Several have expressed doubt that he was involved in a dispute over a major business transaction with the Bo family.

"He was not a banker or a lawyer, so I don't see how he could have helped them transfer hundreds of millions overseas," said a close friend, referring to one story that has circulated.

Another member of Ms. Gu's circle, a French architect called Patrick Henri Devillers, flew back to China last week from his adopted home of Cambodia, where he had been detained for weeks at Beijing's request.

He is being held under a form of house arrest after striking a deal with judicial authorities handling Ms. Gu's case, according to a person familiar with the matter. Mr. Devillers shared a residential address with Ms. Gu in the southern British seaside resort of Bournemouth between 2000 and 2003, according to British public records.

Ms. Gu's indictment was welcomed by the British government, which said in late March that it had asked central Chinese authorities to investigate Mr. Heywood's death after suspicions were raised by members of the British community in China.

"We're pleased that Chinese authorities have taken this case to trial and we're determined to seek justice for Neil Heywood and his family," a spokesman for the British embassy said. He said the embassy had asked if British diplomats could attend the trial but didn't know of the response.

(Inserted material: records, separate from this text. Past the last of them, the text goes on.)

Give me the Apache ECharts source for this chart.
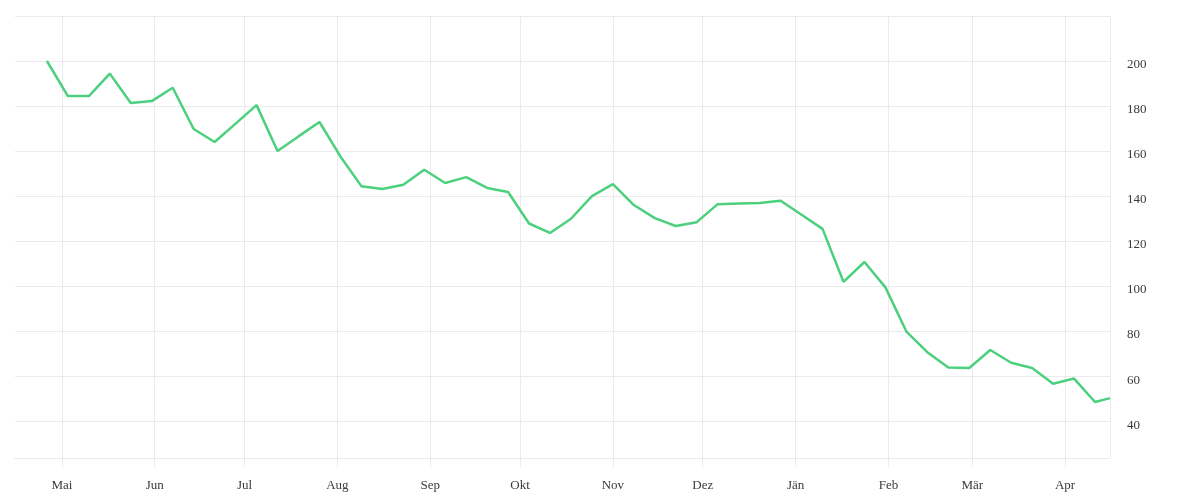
<!DOCTYPE html>
<html>
<head>
<meta charset="utf-8">
<script src="https://cdn.jsdelivr.net/npm/echarts@6/dist/echarts.min.js"></script>
<style>
html,body{margin:0;padding:0;background:#fff;}
#chart{width:1200px;height:500px;}
</style>
</head>
<body>
<div id="chart"></div>
<script>
const dates = [
  '2022-04-26','2022-05-03','2022-05-10','2022-05-17','2022-05-24','2022-05-31',
  '2022-06-07','2022-06-14','2022-06-21','2022-06-28',
  '2022-07-05','2022-07-12','2022-07-19','2022-07-26',
  '2022-08-02','2022-08-09','2022-08-16','2022-08-23','2022-08-30',
  '2022-09-06','2022-09-13','2022-09-20','2022-09-27',
  '2022-10-04','2022-10-11','2022-10-18','2022-10-25',
  '2022-11-01','2022-11-08','2022-11-15','2022-11-22','2022-11-29',
  '2022-12-06','2022-12-13','2022-12-20','2022-12-27',
  '2023-01-03','2023-01-10','2023-01-17','2023-01-24','2023-01-31',
  '2023-02-07','2023-02-14','2023-02-21','2023-02-28',
  '2023-03-07','2023-03-14','2023-03-21','2023-03-28',
  '2023-04-04','2023-04-11','2023-04-16'
];
const values = [
  200, 184.4, 184.4, 194.4, 181.3, 182.2,
  188.1, 169.8, 164.0, 172.2,
  180.4, 160.0, 166.5, 172.9,
  157.6, 144.4, 143.1, 145.0, 151.7,
  145.8, 148.4, 143.6, 141.8,
  127.8, 123.6, 129.9, 140.0,
  145.3, 136.0, 130.2, 126.7, 128.4,
  136.4, 136.7, 136.9, 137.9,
  131.7, 125.4, 101.9, 110.7, 99.4,
  79.8, 70.6, 63.8, 63.6,
  71.6, 65.9, 63.6, 56.6,
  58.9, 48.5, 50.2
];
const monthLabels = ['Jän','Feb','Mär','Apr','Mai','Jun','Jul','Aug','Sep','Okt','Nov','Dez'];
const yTickValues = [40, 60, 80, 100, 120, 140, 160, 180, 200];
const xRange = ['2022-04-15', '2023-04-16'];
const yRange = [23.6, 220];

const gridColor = '#ebebeb';
// first vertical split line (at the axis minimum) is not shown in the reference
const vLineColors = ['#ffffff'];
for (let i = 0; i < 30; i++) vLineColors.push(gridColor);

const chart = echarts.init(document.getElementById('chart'), null, {renderer: 'canvas'});
const font = 'Liberation Serif';
chart.setOption({
  animation: false,
  backgroundColor: '#ffffff',
  grid: {left: 14, right: 90, top: 16, bottom: 42, containLabel: false},
  xAxis: {
    type: 'time',
    min: xRange[0],
    max: xRange[1],
    splitNumber: 12,
    axisLine: {show: false},
    axisTick: {show: true, length: 9, lineStyle: {color: gridColor, width: 1}},
    splitLine: {show: true, lineStyle: {color: vLineColors, width: 1}},
    axisLabel: {
      fontFamily: font, fontSize: 13, color: '#3a3a3a', margin: 21,
      hideOverlap: false,
      formatter: function (v) { return monthLabels[new Date(v).getMonth()]; }
    }
  },
  yAxis: {
    type: 'value',
    position: 'right',
    min: yRange[0],
    max: yRange[1],
    splitNumber: 10,
    axisLine: {show: true, lineStyle: {color: gridColor, width: 1}},
    axisTick: {show: false},
    splitLine: {show: true, lineStyle: {color: gridColor, width: 1}},
    axisLabel: {
      fontFamily: font, fontSize: 13, color: '#3a3a3a', margin: 17,
      verticalAlign: 'top', lineHeight: 8,
      showMinLabel: true, showMaxLabel: true,
      formatter: function (v) { return yTickValues.indexOf(Math.round(v * 10) / 10) >= 0 ? String(v) : ''; }
    }
  },
  series: [{
    type: 'line',
    data: dates.map(function (d, i) { return [d, values[i]]; }),
    showSymbol: false,
    symbol: 'none',
    lineStyle: {color: '#4cd07d', width: 2.5},
    itemStyle: {color: '#4cd07d'}
  }]
});
</script>
</body>
</html>
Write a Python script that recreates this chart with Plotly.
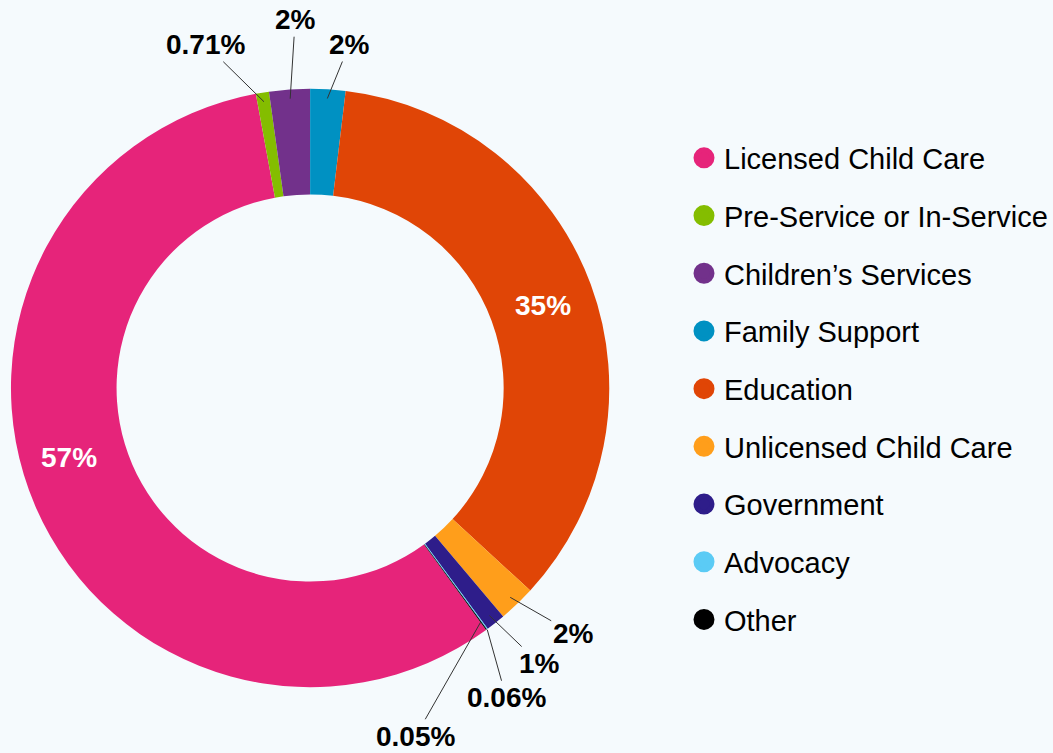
import math
import plotly.graph_objects as go

# ---------------- data ----------------
categories = ["Licensed Child Care", "Pre-Service or In-Service", "Children\u2019s Services",
              "Family Support", "Education", "Unlicensed Child Care", "Government",
              "Advocacy", "Other"]
shares = [57.2, 0.71, 2.2, 1.9, 35.0, 2.0, 1.05, 0.06, 0.05]
colors = ["#E6247A", "#84BD00", "#72318B", "#0091C2", "#E04506",
          "#FF9E1B", "#2E1D8A", "#5BCBF5", "#000000"]

# ---------------- layout constants ----------------
W, H = 1053, 753
BG = "#F5FAFD"
CX, CY, R = 311, 388, 300          # pie centre / radius in pixels
HOLE = 0.647
FONT = "Liberation Sans, Arial, sans-serif"
LABEL_SIZE = 28

# outside labels: text centre offset from leader-line head (px), head radius (px)
outside_style = {
    "Pre-Service or In-Service": (-58, -57, 290),
    "Children\u2019s Services": (5, -79, 290),
    "Family Support": (22, -54, 290),
    "Unlicensed Child Care": (63, 36, 290),
    "Government": (50, 48, 290),
    "Advocacy": (19, 68, 300),
    "Other": (-65, 114, 290),
}
# inside labels: shift from the ring-centre point at the slice mid angle (px)
inside_style = {
    "Licensed Child Care": (-15, -28),
    "Education": (2, 3),
}


def fmt(v):
    return f"{v:.0f}%" if v >= 1 else f"{v:.2f}%"


total = sum(shares)
# first slice (Licensed) starts after the slices that follow it (they begin at 12 o'clock)
rotation = 360.0 * sum(shares[3:]) / total

fig = go.Figure()
fig.add_trace(go.Pie(
    labels=categories,
    values=shares,
    sort=False,
    direction="clockwise",
    rotation=rotation,
    hole=HOLE,
    marker=dict(colors=colors, line=dict(width=0)),
    textinfo="none",
    showlegend=False,
    automargin=False,
    domain=dict(x=[(CX - R) / W, (CX + R) / W], y=[1 - (CY + R) / H, 1 - (CY - R) / H]),
    hoverinfo="label+percent",
))

# legend entries (circle markers)
for name, col in zip(categories, colors):
    fig.add_trace(go.Scatter(
        x=[None], y=[None], mode="markers", name=name,
        marker=dict(size=16, color=col, line=dict(color=col, width=5)),
        legendgroup=name, showlegend=True, hoverinfo="skip",
    ))

# value labels, positioned from the data angles
annotations = []
cum = 0.0
r_mid = R * (1 + HOLE) / 2
for name, v in zip(categories, shares):
    start = rotation + 360.0 * cum / total
    cum += v
    mid = math.radians(start + 180.0 * v / total)
    if name in outside_style:
        ax, ay, rr = outside_style[name]
        hx = CX + rr * math.sin(mid)
        hy = CY - rr * math.cos(mid)
        annotations.append(dict(
            x=hx / W, y=1 - hy / H, xref="paper", yref="paper",
            text=fmt(v), showarrow=True, arrowhead=0, arrowwidth=1,
            arrowcolor="#333333", ax=ax, ay=ay, standoff=0,
            font=dict(family=FONT, size=LABEL_SIZE, color="black", weight="bold"),
        ))
    elif name in inside_style:
        dx, dy = inside_style[name]
        px = CX + r_mid * math.sin(mid) + dx
        py = CY - r_mid * math.cos(mid) + dy
        annotations.append(dict(
            x=px / W, y=1 - py / H, xref="paper", yref="paper",
            text=fmt(v), showarrow=False, xanchor="center", yanchor="middle",
            font=dict(family=FONT, size=LABEL_SIZE, color="white", weight="bold"),
        ))

fig.update_layout(
    width=W, height=H,
    margin=dict(l=0, r=0, t=0, b=0),
    paper_bgcolor=BG, plot_bgcolor=BG,
    xaxis=dict(visible=False), yaxis=dict(visible=False),
    annotations=annotations,
    legend=dict(
        x=686 / W, xanchor="left", y=1 - 389 / H, yanchor="middle",
        font=dict(family=FONT, size=29, color="black"),
        traceorder="grouped", tracegroupgap=17,
        bgcolor="rgba(0,0,0,0)",
    ),
)

fig.write_html("out.html")
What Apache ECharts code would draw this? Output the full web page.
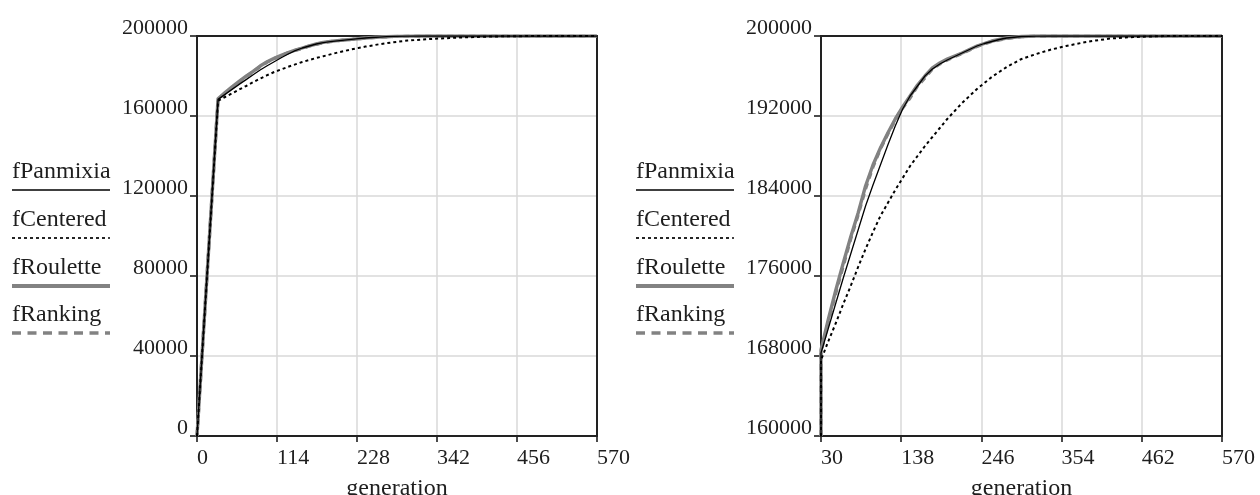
<!DOCTYPE html>
<html>
<head>
<meta charset="utf-8">
<script src="https://cdn.jsdelivr.net/npm/echarts@6/dist/echarts.min.js"></script>
<style>
  html, body { margin: 0; padding: 0; background: #ffffff; }
  #chart { width: 1260px; height: 495px; }
</style>
</head>
<body>
<div id="chart"></div>
<script>
// Generations at which the population fitness was recorded
const generations = [0, 30, 40, 50, 60, 70, 80, 90, 100, 110, 120, 130, 140, 150, 160, 170, 180, 190, 200,
  210, 220, 230, 240, 250, 260, 270, 280, 300, 320, 340, 360, 380, 400, 420, 440, 460, 480, 500, 520, 540, 570];

// Best fitness per generation for each selection scheme
const fPanmixia = [0, 168300, 170800, 173300, 175800, 178200, 180600, 183000, 185100, 187100, 189100, 191000,
  192700, 194000, 195000, 196000, 196700, 197200, 197600, 197950, 198300, 198650, 199000, 199250, 199450, 199650,
  199800, 199950, 199990, 200000, 200000, 200000, 200000, 200000, 200000, 200000, 200000, 200000, 200000, 200000, 200000];
const fCentered = [0, 167600, 169500, 171300, 173200, 175000, 176900, 178700, 180400, 182000, 183300, 184600,
  185800, 187000, 188000, 189000, 189900, 190800, 191700, 192500, 193300, 194000, 194700, 195300, 195900, 196400,
  196900, 197700, 198200, 198650, 199000, 199300, 199550, 199750, 199850, 199930, 199970, 200000, 200000, 200000, 200000];
const fRoulette = [0, 168600, 171700, 174600, 177300, 179900, 182300, 185000, 187100, 188800, 190300, 191700,
  192900, 194000, 195100, 196000, 196800, 197300, 197700, 198000, 198300, 198650, 199000, 199250, 199500, 199650,
  199800, 199950, 200000, 200000, 200000, 200000, 200000, 200000, 200000, 200000, 200000, 200000, 200000, 200000, 200000];
const fRanking = [0, 168400, 171400, 174300, 177000, 179700, 182100, 184700, 186900, 188700, 190200, 191600,
  192800, 193800, 195000, 195800, 196700, 197200, 197600, 197950, 198250, 198600, 198950, 199200, 199450, 199600,
  199750, 199930, 199990, 200000, 200000, 200000, 200000, 200000, 200000, 200000, 200000, 200000, 200000, 200000, 200000];

// Axis ranges and tick steps for the full view and the zoomed view
const fullX = { min: 0, max: 570, step: 114 };
const fullY = { min: 0, max: 200000, step: 40000 };
const zoomX = { min: 30, max: 570, step: 108 };
const zoomY = { min: 160000, max: 200000, step: 8000 };

const seriesNames = ['fPanmixia', 'fCentered', 'fRoulette', 'fRanking'];
const seriesValues = [fPanmixia, fCentered, fRoulette, fRanking];

const FONT = '"Liberation Serif", "Times New Roman", serif';
const TEXT = '#1e1e1e';
const GREY = '#828282';

const lineStyles = [
  { color: '#000000', width: 1.3, type: 'solid' },
  { color: '#000000', width: 2, type: [3, 3] },
  { color: GREY, width: 3.4, type: 'solid' },
  { color: GREY, width: 3.2, type: [6, 5] }
];
const legendStyles = [
  { color: '#000000', width: 1.7, type: 'solid' },
  { color: '#000000', width: 1.7, type: [3, 3] },
  { color: GREY, width: 4, type: 'solid' },
  { color: GREY, width: 3.5, type: [9, 6.5] }
];

// The zoomed axis starts at 30, so its values are shifted by the offset
// to keep tick counting aligned with the start; points outside the view are
// pinned to the view's edges, so the initial climb shows on the left border.
function toPairs(values, xr, yr, offset) {
  return generations.map((g, i) => {
    let x = g, y = values[i];
    if (offset) {
      x = Math.max(x, xr.min);
      y = Math.max(y, yr.min);
      x -= offset;
    }
    return [x, y];
  });
}

const chart = echarts.init(document.getElementById('chart'), null, { renderer: 'canvas' });

const grids = [
  { left: 197, top: 36, width: 400, height: 400 },
  { left: 821, top: 36, width: 401, height: 400 }
];

function xAxisFor(idx, r, offset) {
  return {
    type: 'value', gridIndex: idx,
    min: r.min - offset, max: r.max - offset, interval: r.step,
    name: 'generation', nameLocation: 'middle', nameGap: 41,
    nameTextStyle: { fontFamily: FONT, fontSize: 24, color: TEXT },
    axisLine: { show: true, onZero: false, lineStyle: { color: '#111', width: 2 } },
    axisTick: { show: true, length: 6, lineStyle: { color: '#111', width: 1.5 } },
    axisLabel: {
      fontFamily: FONT, fontSize: 22, color: TEXT, align: 'left', margin: 11,
      formatter: v => String(v + offset)
    },
    splitLine: { show: true, lineStyle: { color: '#d9d9d9', width: 1.5 } }
  };
}
function yAxisFor(idx, r) {
  return {
    type: 'value', gridIndex: idx,
    min: r.min, max: r.max, interval: r.step,
    axisLine: { show: true, lineStyle: { color: '#111', width: 2 } },
    axisTick: { show: true, length: 7, lineStyle: { color: '#111', width: 1.5 } },
    axisLabel: {
      fontFamily: FONT, fontSize: 22, color: TEXT, margin: 9,
      verticalAlign: 'bottom', lineHeight: 16,
      formatter: v => String(v)
    },
    splitLine: { show: true, lineStyle: { color: '#d9d9d9', width: 1.5 } }
  };
}

const series = [];
[[fullX, fullY, 0], [zoomX, zoomY, zoomX.min]].forEach(([xr, yr, off], gi) => {
  seriesValues.forEach((vals, si) => {
    series.push({
      name: seriesNames[si], type: 'line', xAxisIndex: gi, yAxisIndex: gi,
      data: toPairs(vals, xr, yr, off),
      showSymbol: false, symbol: 'none', clip: true,
      lineStyle: Object.assign({ cap: 'butt', join: 'round' }, lineStyles[si]),
      z: si === 0 || si === 1 ? 4 : 3
    });
  });
});

// Legend blocks: name above a sample of each line style
const legendX = [12, 636];
const legendLineY = [190, 238, 286, 333];
const graphic = [];
legendX.forEach(lx => {
  seriesNames.forEach((name, i) => {
    graphic.push({
      type: 'text', x: lx, y: legendLineY[i] - 18,
      style: { text: name, font: '24px ' + FONT, fill: TEXT, verticalAlign: 'middle', align: 'left' }
    });
    graphic.push({
      type: 'line',
      shape: { x1: lx, y1: legendLineY[i], x2: lx + 98, y2: legendLineY[i] },
      style: { stroke: legendStyles[i].color, lineWidth: legendStyles[i].width, lineDash: Array.isArray(legendStyles[i].type) ? legendStyles[i].type : null }
    });
  });
});

chart.setOption({
  animation: false,
  backgroundColor: '#ffffff',
  grid: grids.map(g => Object.assign({
    show: true, z: 1, borderColor: '#222', borderWidth: 2,
    containLabel: false, outerBoundsMode: 'none'
  }, g)),
  xAxis: [xAxisFor(0, fullX, 0), xAxisFor(1, zoomX, zoomX.min)],
  yAxis: [yAxisFor(0, fullY), yAxisFor(1, zoomY)],
  series: series,
  graphic: graphic
});
</script>
</body>
</html>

Friends of Mr. Heywood have questioned why British diplomats didn't raise concerns with Chongqing authorities sooner, given his ties to the Bo family and the circumstances of his death. Britain asked China to investigate only after being told by U.S. authorities of allegations about the death made by Wang Lijun, the fired Chongqing police chief, in the U.S. consulate in Chengdu in early February, said people familiar with the matter.

Thursday's Xinhua report made no mention of Mr. Wang, who was taken into custody by Chinese state security officials after leaving the consulate.